There was no conclusive proof as to the date the CD was made.  The defendant’s expert, Dr. Brown, testified that the defendant told him he made the CD on December 15, 2007.  The Commonwealth argued that the CD had instead been made during January, 2008.  The defendant’s statement on the CD, which was played for the jury, included the following:  “But, you know, I mean, October of last year came and she was very distant from me, starting fights with me, leaving.  Then all of a sudden I was thrown out for supposedly treating her son mean.  You know, I thought it was just another fight but she never asked me to come home again.”  (Emphasis added.)  Dr. Brown testified that the defendant and the victim had stopped living together in October, 2007.  The Commonwealth argued that the “last year” statement was referring to the October, 2007, incident, and therefore the CD had to have been made in 2008.  When asked on cross-examination if the “last year” reference suggested that the CD had been made in 2008, Dr. Brown replied, “possibly.”

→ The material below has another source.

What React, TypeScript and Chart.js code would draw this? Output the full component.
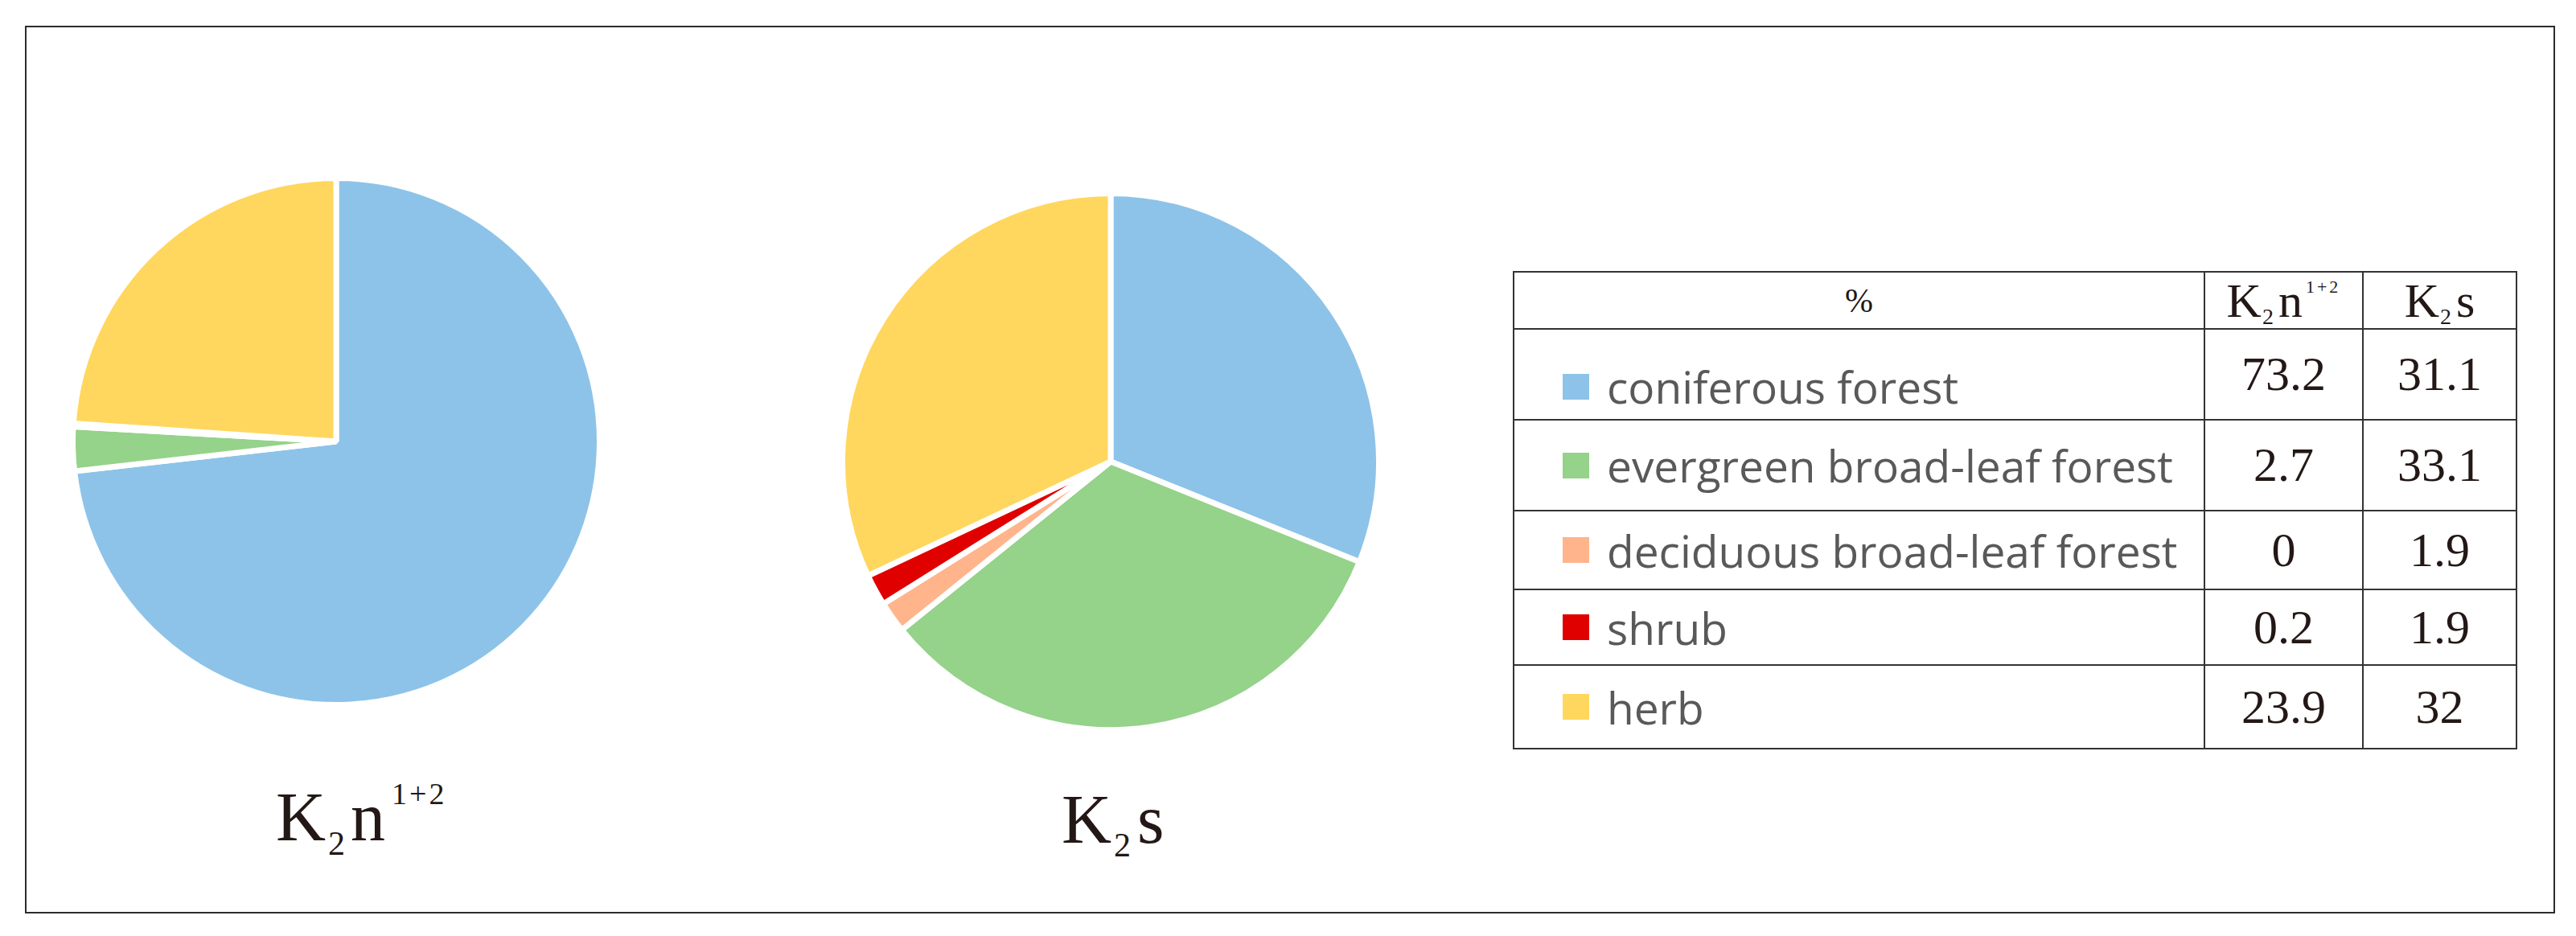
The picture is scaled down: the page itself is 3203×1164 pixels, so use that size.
import React, { useEffect, useRef } from "react";
import { Chart, registerables } from "chart.js";

Chart.register(...registerables);

const categories = [
  "coniferous forest",
  "evergreen broad-leaf forest",
  "deciduous broad-leaf forest",
  "shrub",
  "herb",
];
const k2nValues = [73.2, 2.7, 0, 0.2, 23.9];
const k2sValues = [31.1, 33.1, 1.9, 1.9, 32];
const sliceColors = ["#8DC3E8", "#95D28A", "#FFB48C", "#E00000", "#FFD75E"];

const serif = '"Liberation Serif", "Times New Roman", serif';
const sans = '"Open Sans", "Noto Sans", sans-serif';
const ink = "#231815";

function PieChart({ values, cx, cy, r }: { values: number[]; cx: number; cy: number; r: number }) {
  const ref = useRef<HTMLCanvasElement>(null);
  const size = Math.round(2 * r);
  useEffect(() => {
    const chart = new Chart(ref.current as HTMLCanvasElement, {
      type: "pie",
      data: {
        labels: categories,
        datasets: [
          {
            data: values,
            backgroundColor: sliceColors,
            borderColor: "#ffffff",
            borderWidth: 7,
          },
        ],
      },
      options: {
        responsive: false,
        animation: false,
        layout: { padding: 0 },
        plugins: { legend: { display: false }, tooltip: { enabled: false } },
      },
    });
    return () => chart.destroy();
  }, []);
  return (
    <canvas
      ref={ref}
      width={size}
      height={size}
      style={{ position: "absolute", left: cx - size / 2, top: cy - size / 2, width: size, height: size }}
    />
  );
}

function Formation({ sup, letter, fs, subFs, supFs, subTop, supTop, gaps }: any) {
  return (
    <span style={{ fontFamily: serif, color: ink, fontSize: fs, lineHeight: 1, whiteSpace: "nowrap" }}>
      K
      <span style={{ fontSize: subFs, position: "relative", top: subTop, marginLeft: gaps[0] }}>2</span>
      <span style={{ marginLeft: gaps[1] }}>{letter}</span>
      {sup ? (
        <span
          style={{ fontSize: supFs, position: "relative", top: supTop, marginLeft: gaps[2], letterSpacing: gaps[3] }}
        >
          {sup}
        </span>
      ) : null}
    </span>
  );
}

const rowHeights = [113, 113, 98, 94, 104];

export default function App() {
  const line = "2px solid #333333";
  return (
    <div style={{ position: "absolute", left: 0, top: 0, width: 3203, height: 1164, background: "#fff", overflow: "hidden" }}>
      <div
        style={{
          position: "absolute",
          left: 31,
          top: 32,
          width: 3146,
          height: 1104,
          border: "2px solid #2f2b2b",
          boxSizing: "border-box",
        }}
      />
      <PieChart values={k2nValues} cx={418} cy={549} r={331} />
      <PieChart values={k2sValues} cx={1381} cy={574} r={337} />

      <div style={{ position: "absolute", left: 343, top: 973 }}>
        <Formation letter="n" sup="1+2" fs={86} subFs={42} supFs={38} subTop={18} supTop={-45} gaps={[3, 7, 8, 3]} />
      </div>
      <div style={{ position: "absolute", left: 1320, top: 976 }}>
        <Formation letter="s" fs={86} subFs={42} subTop={17} gaps={[3, 8]} />
      </div>

      <table
        style={{
          position: "absolute",
          left: 1881,
          top: 337,
          width: 1247,
          borderCollapse: "collapse",
          tableLayout: "fixed",
        }}
      >
        <colgroup>
          <col style={{ width: 859 }} />
          <col style={{ width: 197 }} />
          <col style={{ width: 191 }} />
        </colgroup>
        <tbody>
          <tr style={{ height: 71 }}>
            <td style={{ border: line, padding: 0, textAlign: "center", fontFamily: serif, fontSize: 42, color: ink }}>%</td>
            <td style={{ border: line, padding: 0, textAlign: "center" }}>
              <Formation letter="n" sup="1+2" fs={60} subFs={28} supFs={22} subTop={9} supTop={-30} gaps={[1, 6, 4, 3]} />
            </td>
            <td style={{ border: line, padding: 0, textAlign: "center" }}>
              <Formation letter="s" fs={60} subFs={28} subTop={9} gaps={[1, 6]} />
            </td>
          </tr>
          {categories.map((c, i) => (
            <tr key={c} style={{ height: rowHeights[i] }}>
              <td style={{ border: line, padding: 0, paddingLeft: 60, paddingTop: i === 0 ? 30 : 0 }}>
                <span
                  style={{
                    display: "inline-block",
                    width: 33,
                    height: 32,
                    background: sliceColors[i],
                    verticalAlign: "middle",
                    marginRight: 22,
                  }}
                />
                <span style={{ fontFamily: sans, fontSize: 55, color: "#595959", verticalAlign: "middle", lineHeight: 1 }}>
                  {c}
                </span>
              </td>
              <td style={{ border: line, padding: 0, textAlign: "center", fontFamily: serif, fontSize: 60, color: ink }}>
                {String(k2nValues[i])}
              </td>
              <td style={{ border: line, padding: 0, textAlign: "center", fontFamily: serif, fontSize: 60, color: ink }}>
                {String(k2sValues[i])}
              </td>
            </tr>
          ))}
        </tbody>
      </table>
    </div>
  );
}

The prosecutor’s statement that the CD was made in January, 2008, was a reasonable inference.  There was no error.

  1. Review pursuant to G. L. c. 287, § 33E.  We have reviewed the entire record on both the law and the facts pursuant to our obligation under G. L. c. 278, § 33E.  We conclude that the defendant is not entitled to relief, as the interests of justice do not require the entry of a verdict of a lesser degree of guilt or a new trial.

Judgment affirmed.

     [1] The defendant also was convicted of aggravated kidnapping,  several counts of armed assault with intent to murder, several counts of assault by means of a dangerous weapon, two counts of assault and battery by means of a dangerous weapon, and various firearms charges.  The jury found the defendant not guilty of  several counts of armed assault with intent to murder.

     [2] The defendant did not claim that he lacked the substantial capacity to appreciate the criminality of his conduct.  See Commonwealth v. McHoul, 352 Mass. 544, 555 (1967).

     [3] The defendant did not request an instruction limiting the purpose for which the jury could consider Dr. Fife’s testimony to the issue of criminal responsibility.

     [4] The one exception was Dr. Fife’s testimony that the defendant had previously done “things like turning on the Bunsen burners in middle school.”  This incident was not in evidence, and should not have been stated on direct examination as a basis for Dr. Fife’s expert opinion.  The defendant objected to this statement at trial, but he did not argue it on appeal.  Nevertheless, the reference was fleeting, and the incident relatively innocuous and remote in time.  See Commonwealth v. Appleby, 389 Mass. 359, 375 (1983), cert. denied, 464 U.S. 941 (1983).  We are confident that there was no reasonable possibility that the admission of this portion of Dr. Fife’s testimony contributed to the jury’s verdict.  See Commonwealth v. Alphas, 430 Mass. 8, 23 (1999) (Greaney, J., concurring).